The Democratic choreography could have been better. On the very day last week Van Hollen and Castle announced their cooperation, Chris Coons was declaring for the Senate as the Democratic candidate with the traditional statewide tour and depicting Castle as a political Gumby.

"Delawareans expect our elected officials to work together to find solutions and to find ways to break through the partisan gridlock," Coons said.

"Today we have a congressman who unfortunately and too often has said one thing here at home in Delaware and done a different thing down in Washington, and that starts by too often following the dictates of congressional Republican leadership, who have been putting partisanship over purpose, valuing opposition to President Obama over working together."

It is hard to think of anything else -- excluding any shenanigans that would be illegal, immoral or unethical -- Castle could have done to raise his profile. On a matter of national significance, he is the only Republican to sign on.

The New York Times gave him the-boy-stood-on-the-burning-deck-whence-all-but-he-had-fled treatment in an editorial.

"One, and only one, congressional Republican has decided that unregulated money should not be allowed to swamp this campaign year. Rep. Michael Castle of Delaware is daring to co-sponsor a bill to repair some of the damage from the Supreme Court's decision," it wrote.

There is no doubt it is a smart political move on Castle's part. It pushes back against the Democratic offensive to lump him as another nay-saying Republican, who eschewed compromise and embraced the unanimous opposition by the House Republicans to the health care and economic stimulus bills.

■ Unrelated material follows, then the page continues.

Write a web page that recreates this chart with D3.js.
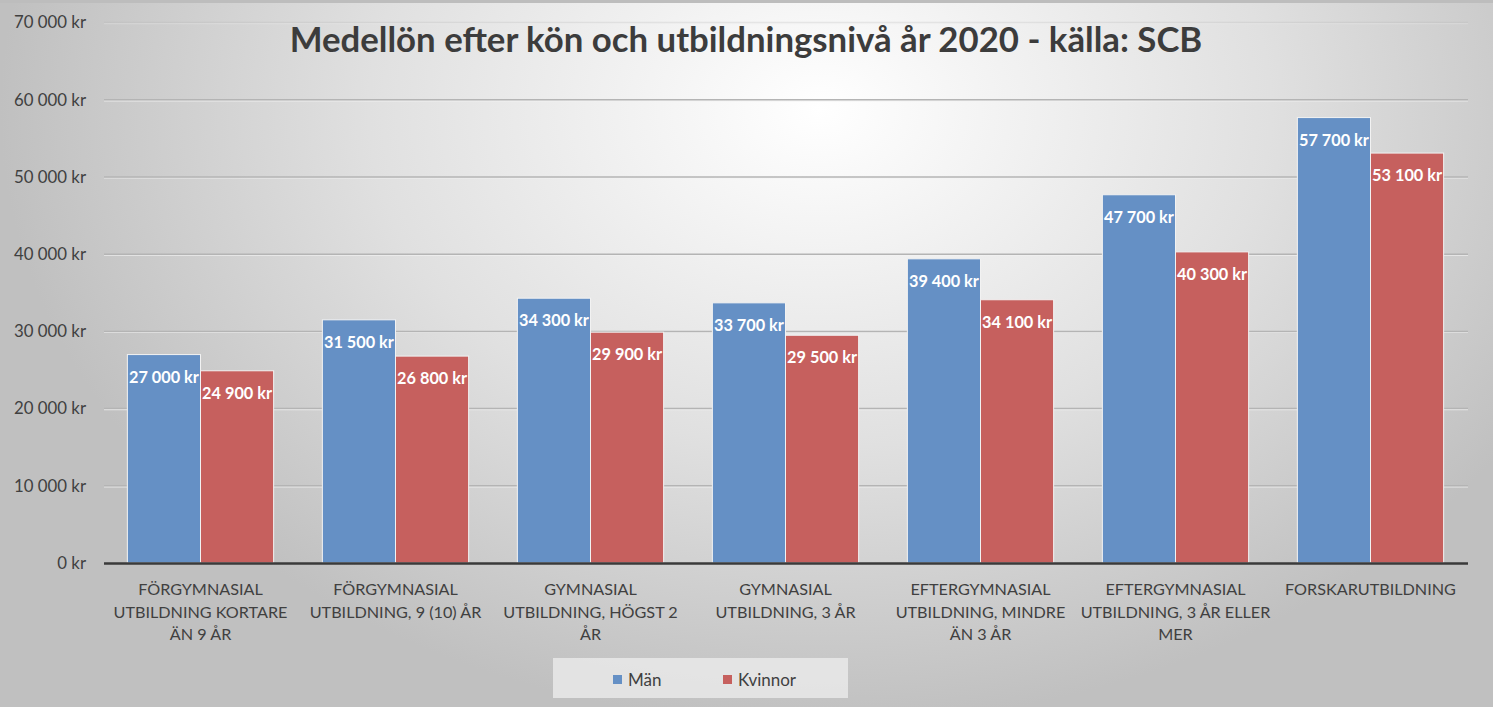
<!DOCTYPE html>
<html><head><meta charset="utf-8">
<script src="https://cdn.jsdelivr.net/npm/d3@7"></script>
<style>html,body{margin:0;padding:0;overflow:hidden;background:#ddd}</style>
</head><body>
<svg id="c" width="1493" height="707"></svg>
<script>
const categories = [
  "FÖRGYMNASIAL UTBILDNING KORTARE ÄN 9 ÅR",
  "FÖRGYMNASIAL UTBILDNING, 9 (10) ÅR",
  "GYMNASIAL UTBILDNING, HÖGST 2 ÅR",
  "GYMNASIAL UTBILDNING, 3 ÅR",
  "EFTERGYMNASIAL UTBILDNING, MINDRE ÄN 3 ÅR",
  "EFTERGYMNASIAL UTBILDNING, 3 ÅR ELLER MER",
  "FORSKARUTBILDNING"
];
const categoryLines = [
  ["FÖRGYMNASIAL","UTBILDNING KORTARE","ÄN 9 ÅR"],
  ["FÖRGYMNASIAL","UTBILDNING, 9 (10) ÅR"],
  ["GYMNASIAL","UTBILDNING, HÖGST 2","ÅR"],
  ["GYMNASIAL","UTBILDNING, 3 ÅR"],
  ["EFTERGYMNASIAL","UTBILDNING, MINDRE","ÄN 3 ÅR"],
  ["EFTERGYMNASIAL","UTBILDNING, 3 ÅR ELLER","MER"],
  ["FORSKARUTBILDNING"]
];
const seriesNames = ["Män","Kvinnor"];
const man = [27000, 31500, 34300, 33700, 39400, 47700, 57700];
const kvinnor = [24900, 26800, 29900, 29500, 34100, 40300, 53100];
const yTicks = [0,10000,20000,30000,40000,50000,60000,70000];
const title = "Medellön efter kön och utbildningsnivå år 2020 - källa: SCB";

const W=1493,H=707;
const colors = ["#6590c5","#c6605e"];
const font = "Lato, 'Open Sans', sans-serif";
const fmt = v => d3.format(",")(v).replace(/,/g," ") + " kr";

const svg = d3.select("#c");
const defs = svg.append("defs");
const rg = defs.append("radialGradient").attr("id","bg")
  .attr("gradientUnits","userSpaceOnUse")
  .attr("cx",820).attr("cy",110).attr("r",820)
  .attr("gradientTransform","translate(820,110) scale(1,0.75) translate(-820,-110)");
rg.append("stop").attr("offset","0%").attr("stop-color","#ffffff");
rg.append("stop").attr("offset","55%").attr("stop-color","#e0e0e0");
rg.append("stop").attr("offset","100%").attr("stop-color","#c0c0c0");
svg.append("rect").attr("width",W).attr("height",H).attr("fill","url(#bg)");
svg.append("rect").attr("width",W).attr("height",3).attr("fill","#bdbdbd");

const x0 = d3.scaleBand().domain(categories).range([103,1468]).paddingInner(0.25).paddingOuter(0.125);
const x1 = d3.scaleBand().domain(seriesNames).range([0,x0.bandwidth()]);
const y = d3.scaleLinear().domain([0,70000]).range([563,22.6]);

// gridlines
const grid = svg.append("g");
yTicks.filter(t=>t>0).forEach(t=>{
  grid.append("line").attr("x1",104).attr("x2",1468).attr("y1",y(t)+1).attr("y2",y(t)+1)
    .attr("stroke","#f4f4f4").attr("stroke-width",1.2).attr("opacity",t===70000?0.3:0.8);
  grid.append("line").attr("x1",104).attr("x2",1468).attr("y1",y(t)).attr("y2",y(t))
    .attr("stroke","#b4b4b4").attr("stroke-width",1.5).attr("opacity",t===70000?0.25:1);
});

// y axis labels
const yAxis = d3.axisLeft(y).tickValues(yTicks).tickFormat(fmt).tickSize(0).tickPadding(0);
const ya = svg.append("g").attr("transform","translate(86,0)").call(yAxis);
ya.select(".domain").remove();
ya.selectAll("text").attr("font-family",font).attr("font-size",16.8).attr("fill","#404040");

// bars
const data = categories.map((c,i)=>({c, vals:[{s:"Män",v:man[i]},{s:"Kvinnor",v:kvinnor[i]}]}));
const gC = svg.append("g").selectAll("g").data(data).join("g")
  .attr("transform",d=>`translate(${x0(d.c)},0)`);
gC.selectAll("rect").data(d=>d.vals).join("rect")
  .attr("x",d=>x1(d.s)).attr("width",x1.bandwidth())
  .attr("y",d=>y(d.v)).attr("height",d=>y(0)-y(d.v))
  .attr("fill",(d,i)=>colors[i]).attr("stroke","#f2f2f2").attr("stroke-width",1);
gC.selectAll("text").data(d=>d.vals).join("text")
  .attr("x",d=>x1(d.s)+x1.bandwidth()/2).attr("y",d=>y(d.v)+28)
  .attr("text-anchor","middle").attr("font-family",font).attr("font-weight","bold")
  .attr("font-size",16.3).attr("fill","#ffffff").text(d=>fmt(d.v));

// x axis line
svg.append("line").attr("x1",104).attr("x2",1468).attr("y1",y(0)+0.5).attr("y2",y(0)+0.5)
  .attr("stroke","#3a3a3a").attr("stroke-width",2.5);

// x labels
const xa = svg.append("g");
categories.forEach((c,i)=>{
  const t = xa.append("text").attr("text-anchor","middle").attr("font-family",font)
    .attr("font-size",16.2).attr("fill","#404040");
  categoryLines[i].forEach((ln,j)=>{
    t.append("tspan").attr("x",x0(c)+x0.bandwidth()/2).attr("y",595+j*22.5).text(ln);
  });
});

// title
const tt = svg.append("text").attr("x",746).attr("y",52).attr("text-anchor","middle")
  .attr("font-family",font).attr("font-weight","bold").attr("font-size",32).attr("fill","#3c3c3c").text(title);
const tw = tt.node().getComputedTextLength();
tt.attr("font-size",32*913/tw);

// legend
const lg = svg.append("g");
lg.append("rect").attr("x",553).attr("y",658).attr("width",295).attr("height",40).attr("fill","#ebebeb").attr("opacity",0.8);
const legX = [613,723];
seriesNames.forEach((s,i)=>{
  lg.append("rect").attr("x",legX[i]).attr("y",675).attr("width",9).attr("height",9).attr("fill",colors[i]);
  lg.append("text").attr("x",legX[i]+15).attr("y",685.5).attr("font-family",font).attr("font-size",17)
    .attr("fill","#404040").text(s);
});
</script>
</body></html>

Castle actually is accustomed to a reputation for going his own way. It reached its peak when his legislation on stem cell research became the first bill ever vetoed by the second George Bush, a president from his own party, but it was nothing new.

After moving from the state's governor to its lone congressman in 1993, Castle made his first foray into major legislation by giving a bipartisan boost to a new anti-crime measure, called the Biden crime law in Delaware and the Clinton crime law everywhere else.

Castle was not exactly an election-year convert to campaign spending legislation. In one particularly notable moment in 2001, he was part of a small band of Republicans who forced their own leadership to bring an earlier version to the floor.

Castle also promised shortly after Obama's State of the Union to come up with new legislation to blunt what the Supreme Court did in the decision known as Citizens United v. FEC.

Castle's partnership with Van Hollen appears to have stood election-year politics at home on its head -- not stirring up either the Democrats who want him to lose or the Republicans who could be disinclined to promote Democratic legislation.

This includes John Daniello, the Democratic state chair. "I am in favor of the bill. I am in favor of something being done quickly. There's got to be a way of controlling the influence that corporations have. I respect the Supreme Court, but the idea that a corporation stands in the same place and has the same rights as an individual person is pure bunk," he said.

Daniello's take on Castle was, "I appreciate the help to get the wrong righted, but I would think that one of ours like Chris Coons would be more forceful in getting it done."

Tom Ross, the Republican state chair, was firmly on Castle's side. "If you leave elections to Goldman Sachs, the money in politics is getting to be scary. A lot of those foreign countries are smart enough to try to game the system. In a nutshell, it's Mike Castle, pragmatic, common sense," he said.

Even Coons was boxed into offering, "I'm pleased to see the bill get as much support as it can."

Democrats and Republicans do not agree on much these days, but they stand together on this one. There is no way they are going to let any outside interests control the elections, not when the politicians want to do it themselves.